« Je pense que l’espèce d’oppression, dont les peuples démocratiques sont menacés ne ressemblera à rien de ce qui l’a précédée dans le monde. […] Je cherche en vain moi-même une expression qui reproduise exactement l’idée que je m’en forme et la renferme ; les anciens mots de despotisme et de tyrannie ne conviennent point. La chose est nouvelle, il faut donc tâcher de la définir, puisque je ne peux la nommer.
Je veux imaginer sous quels traits nouveaux le despotisme pourrait se produire dans le monde : je vois une foule innombrable d’hommes semblables et égaux qui tournent sans repos sur eux-mêmes pour se procurer de petits et vulgaires plaisirs, dont ils emplissent leur âme. Chacun d’eux, retiré à l’écart, est comme étranger à la destinée de tous les autres : ses enfants et ses amis particuliers forment pour lui toute l’espèce humaine ; quant au demeurant de ses concitoyens, il est à côté d’eux, mais il ne les voit pas ; il les touche et ne les sent point ; il n’existe qu’en lui-même et pour lui seul, et, s’il lui reste encore une famille, on peut dire du moins qu’il n’a plus de patrie.
Au-dessus de ceux-là s’élève un pouvoir immense et tutélaire, qui se charge seul d’assurer leur jouissance et de veiller sur leur sort. il est absolu, détaillé, régulier, prévoyant et doux. Il ressemblerait à la puissance paternelle si, comme elle, il avait pour objet de préparer les hommes à l’âge viril ; mais il ne cherche, au contraire, qu’à les fixer irrévocablement dans l’enfance ; il aime que les citoyens se réjouissent, pourvu qu’ils ne songent qu’à se réjouir. Il travaille volontiers à leur bonheur ; mais il veut en être l’unique agent et le seul arbitre ; il pourvoit à leur sécurité, prévoit et assure leurs besoins, facilite leurs plaisirs, conduit leurs principales affaires, dirige leur industrie, règle leurs successions, divise leurs héritages, que ne peut-il leur ôter entièrement le trouble de penser et la peine de vivre ?
C’est ainsi que tous les jours il rend moins utile et plus rare l’emploi du libre arbitre ; qu’il renferme l’action de la volonté dans un plus petit espace, et dérobe peu à peu à chaque citoyen jusqu’à l’usage de lui-même. L’égalité a préparé les hommes à toutes ces choses : elle les a disposés à les souffrir et souvent même à les regarder comme un bienfait. •
Alexis de Tocqueville
Le Despotisme démocratique – Carnets de l’Herne – 2009
On reste admiratif à la lecture de certains analystes visionnaires que nous devrions lire et relire avec plus d’attention.

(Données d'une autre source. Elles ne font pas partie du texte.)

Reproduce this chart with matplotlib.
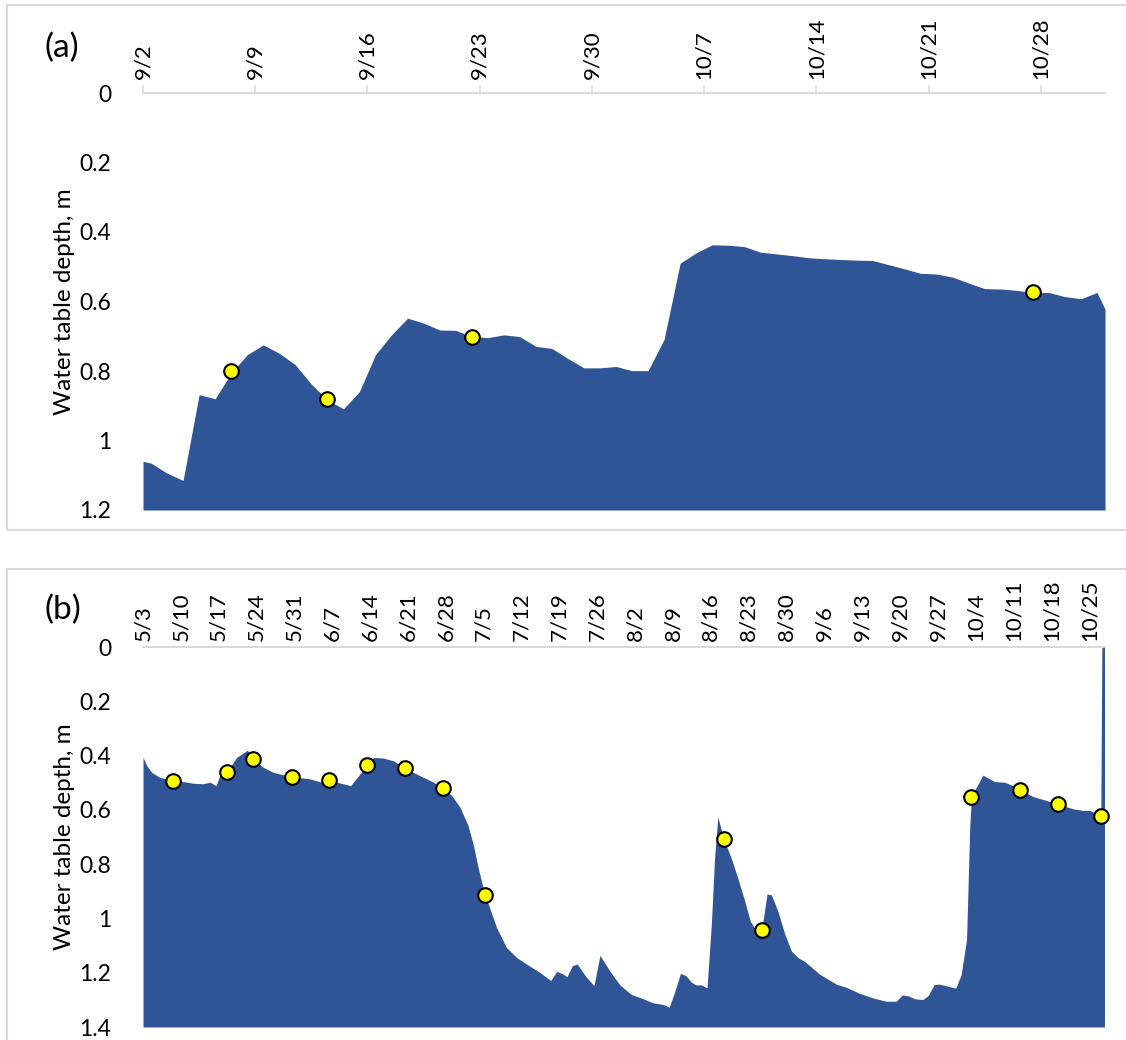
import matplotlib.pyplot as plt
from matplotlib.patches import Rectangle
import matplotlib.ticker as ticker

plt.rcParams['font.family'] = ['Lato', 'DejaVu Sans']

# ---- panel (a): days since 9/2 ----
days_a = [0, 0.5, 1.5, 2.5, 3.5, 4.5, 5.5, 6.5, 7.5, 8.5, 9.5, 10.5, 11.5, 12.5,
          13.5, 14.5, 15.5, 16.5, 17.5, 18.5, 19.5, 20.5, 21.5, 22.5, 23.5, 24.5,
          25.5, 26.5, 27.5, 28.5, 29.5, 30.5, 31.5, 32.5, 33.5, 34.5, 35.5, 36.5,
          37.5, 38.5, 39.5, 40.5, 41.5, 42.5, 43.5, 44.5, 45.5, 46.5, 47.5, 48.5,
          49.5, 50.5, 51.5, 52.5, 53.5, 54.5, 55.5, 56.5, 57.5, 58.5, 59.5, 60.0]
depth_a = [1.060, 1.065, 1.094, 1.115, 0.868, 0.880, 0.806, 0.753, 0.725, 0.749,
           0.782, 0.838, 0.883, 0.909, 0.859, 0.753, 0.696, 0.648, 0.662, 0.682,
           0.683, 0.701, 0.704, 0.696, 0.701, 0.729, 0.735, 0.764, 0.791, 0.791,
           0.787, 0.799, 0.799, 0.709, 0.490, 0.460, 0.437, 0.438, 0.442, 0.458,
           0.463, 0.468, 0.474, 0.477, 0.479, 0.481, 0.482, 0.494, 0.506, 0.519,
           0.521, 0.530, 0.547, 0.563, 0.564, 0.568, 0.574, 0.574, 0.586, 0.592,
           0.574, 0.622]
obs_days_a = [5.5, 11.5, 20.5, 55.5]
obs_depth_a = [0.800, 0.881, 0.701, 0.574]
ticks_a = [0, 7, 14, 21, 28, 35, 42, 49, 56]
labels_a = ['9/2', '9/9', '9/16', '9/23', '9/30', '10/7', '10/14', '10/21', '10/28']

# ---- panel (b): days since 5/3 ----
days_b = [0, 0.7, 1.6, 3.1, 5.5, 7.5, 9.3, 11.1, 12.4, 13.5, 14.2, 15.5, 17.3, 18.2,
          19.3, 20.4, 22.2, 24.1, 27.5, 30.9, 33.0, 34.4, 36.4, 38.4, 40.1, 41.5,
          42.6, 44.4, 46.3, 48.4, 50.6, 53.7, 55.4, 57.1, 58.6, 60.1, 61.1, 62.0,
          62.9, 63.3, 64.1, 65.4, 67.2, 69.1, 70.9, 73.4, 75.4, 76.5, 77.7, 78.4,
          79.4, 80.3, 82.0, 83.4, 84.5, 86.3, 88.2, 90.3, 92.5, 94.3, 96.2, 97.3,
          98.3, 99.4, 100.4, 101.4, 102.3, 103.3, 104.3, 105.1, 105.7, 106.3, 107.4,
          108.8, 110.0, 111.3, 112.3, 113.4, 114.4, 115.4, 116.2, 117.4, 118.7,
          119.9, 121.1, 122.4, 125.1, 128.2, 130.1, 132.5, 135.0, 137.4, 139.3,
          140.4, 141.5, 142.7, 144.2, 145.2, 146.3, 147.3, 148.9, 150.3, 151.3,
          152.3, 152.9, 153.2, 155.3, 157.5, 159.3, 160.9, 162.2, 164.6, 167.0,
          169.3, 172.0, 173.8, 175.1, 175.7, 177.2, 177.6, 177.8]
depth_b = [0.407, 0.437, 0.462, 0.480, 0.492, 0.496, 0.502, 0.504, 0.498, 0.511,
           0.474, 0.462, 0.407, 0.395, 0.380, 0.413, 0.443, 0.462, 0.478, 0.486,
           0.498, 0.490, 0.501, 0.511, 0.468, 0.434, 0.407, 0.409, 0.419, 0.447,
           0.468, 0.498, 0.520, 0.547, 0.590, 0.657, 0.730, 0.815, 0.888, 0.913,
           0.961, 1.034, 1.107, 1.144, 1.168, 1.199, 1.229, 1.195, 1.205, 1.215,
           1.174, 1.168, 1.217, 1.247, 1.136, 1.193, 1.245, 1.280, 1.296, 1.311,
           1.317, 1.327, 1.272, 1.202, 1.211, 1.235, 1.245, 1.245, 1.256, 1.022,
           0.779, 0.626, 0.708, 0.779, 0.852, 0.937, 1.010, 1.046, 1.044, 0.910,
           0.913, 0.973, 1.059, 1.120, 1.144, 1.159, 1.205, 1.242, 1.254, 1.276,
           1.293, 1.305, 1.305, 1.282, 1.285, 1.296, 1.299, 1.284, 1.244, 1.242,
           1.250, 1.257, 1.207, 1.077, 0.657, 0.551, 0.472, 0.496, 0.498, 0.511,
           0.526, 0.551, 0.565, 0.580, 0.596, 0.602, 0.602, 0.608, 0.622, 0.625,
           0.0]
obs_days_b = [5.5, 15.5, 20.4, 27.5, 34.4, 41.5, 48.4, 55.4, 63.3, 107.4, 114.4,
              153.2, 162.2, 169.3, 177.2]
obs_depth_b = [0.492, 0.462, 0.413, 0.478, 0.490, 0.434, 0.447, 0.520, 0.913,
               0.708, 1.044, 0.551, 0.526, 0.580, 0.622]
ticks_b = list(range(0, 176, 7))
labels_b = ['5/3', '5/10', '5/17', '5/24', '5/31', '6/7', '6/14', '6/21', '6/28',
            '7/5', '7/12', '7/19', '7/26', '8/2', '8/9', '8/16', '8/23', '8/30',
            '9/6', '9/13', '9/20', '9/27', '10/4', '10/11', '10/18', '10/25']

fill_color = '#2F5597'
grid_gray = '#D9D9D9'

W, H = 1126, 1040
fig = plt.figure(figsize=(W / 100, H / 100), dpi=100)

# panel frames
fig.add_artist(Rectangle((7 / W, 1 - 530 / H), 1.0, 525 / H, transform=fig.transFigure,
                         fill=False, edgecolor=grid_gray, lw=1.5))
fig.add_artist(Rectangle((7 / W, -0.05), 1.0, 0.05 + 1 - 569 / H, transform=fig.transFigure,
                         fill=False, edgecolor=grid_gray, lw=1.5))

ax_a = fig.add_axes([143 / W, 1 - 510 / H, 962 / W, 417 / H])
ax_b = fig.add_axes([143 / W, 1 - 1027 / H, 962 / W, 380 / H])


def style(ax, days, depth, obs_x, obs_y, ticks, labels, xmax, ymax, tick_len):
    ax.fill_between(days, depth, ymax, color=fill_color, lw=0)
    ax.plot(obs_x, obs_y, 'o', color='#FFFF00', markeredgecolor='black',
            markeredgewidth=1.5, markersize=10.5, zorder=5, clip_on=False)
    ax.set_xlim(0, xmax)
    ax.set_ylim(ymax, 0)
    ax.xaxis.tick_top()
    ax.set_xticks(ticks)
    ax.set_xticklabels(labels, rotation=90, fontsize=16)
    ax.tick_params(axis='x', length=tick_len, color=grid_gray, width=1.2, pad=4)
    ax.set_yticks([i * 0.2 for i in range(int(round(ymax / 0.2)) + 1)])
    ax.yaxis.set_major_formatter(ticker.FuncFormatter(lambda v, p: f'{v:g}'))
    ax.tick_params(axis='y', length=0, pad=23, labelsize=16.5)
    for s in ['left', 'right', 'bottom']:
        ax.spines[s].set_visible(False)
    ax.spines['top'].set_color(grid_gray)
    ax.spines['top'].set_linewidth(1.5)
    ax.set_ylabel('Water table depth, m', fontsize=17.5, labelpad=3)
    ax.patch.set_alpha(0)


style(ax_a, days_a, depth_a, obs_days_a, obs_depth_a, ticks_a, labels_a, 60, 1.2, 6)
style(ax_b, days_b, depth_b, obs_days_b, obs_depth_b, ticks_b, labels_b, 177.9, 1.4, 0)
# final reading drops to 0 -> vertical edge at the right
ax_b.plot(days_b[-2:], depth_b[-2:], color=fill_color, lw=3, solid_capstyle='butt')

fig.text(44 / W, 1 - 48 / H, '(a)', fontsize=24, va='center', ha='left')
fig.text(44 / W, 1 - 610 / H, '(b)', fontsize=24, va='center', ha='left')

plt.savefig('out.png', dpi=100, facecolor='white')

Merci à la Faute à Rousseau de nous en donner l’envie et l’occasion.
Tocqueville, l’un des penseurs libéraux et royalistes superbement et totalement ignorés bien à tort par Charles Maurras et toute l’Action française. Le 19e siècle ne fut pas du tout stupide.
Que dire derrière cette clarté d’esprit. Rien si non que nous sommes arrivés aux troubles de la pensée et que nos enfants auront de la peine à vivre. Nous avons oublié que la liberté et l’égalité telle que nous la percevons doivent être un combat de tous les jours. Ici chez nous.
» les parents mangèrent des raisins verts … etc.. »
Certes vous avez raison monsieur de Kerviller mais il ne faut pas oublier que les jeunes n’ayant pas connu une autre France seront sans doute moins malheureux que leurs ( grands) parents qui savent ce qu’ils ont perdu.
Vous vous trompez, Cording. L’Ecole d’Action Française n’ignorait point Tocqueville, bien que l’appellation « royaliste » que vous lui accordez me semble un contresens. Bainville fait la critique de Tocqueville, comme celle de toute l’école légaliste (voir la tasse de Saxe et Jaco et Lori). Cet auteur est un admirable analyste, mais il donne un sens à ses observations grâce à des espérances que l’âge ne confirmera pas. Sa pensée est donc irrémédiablement incomplète.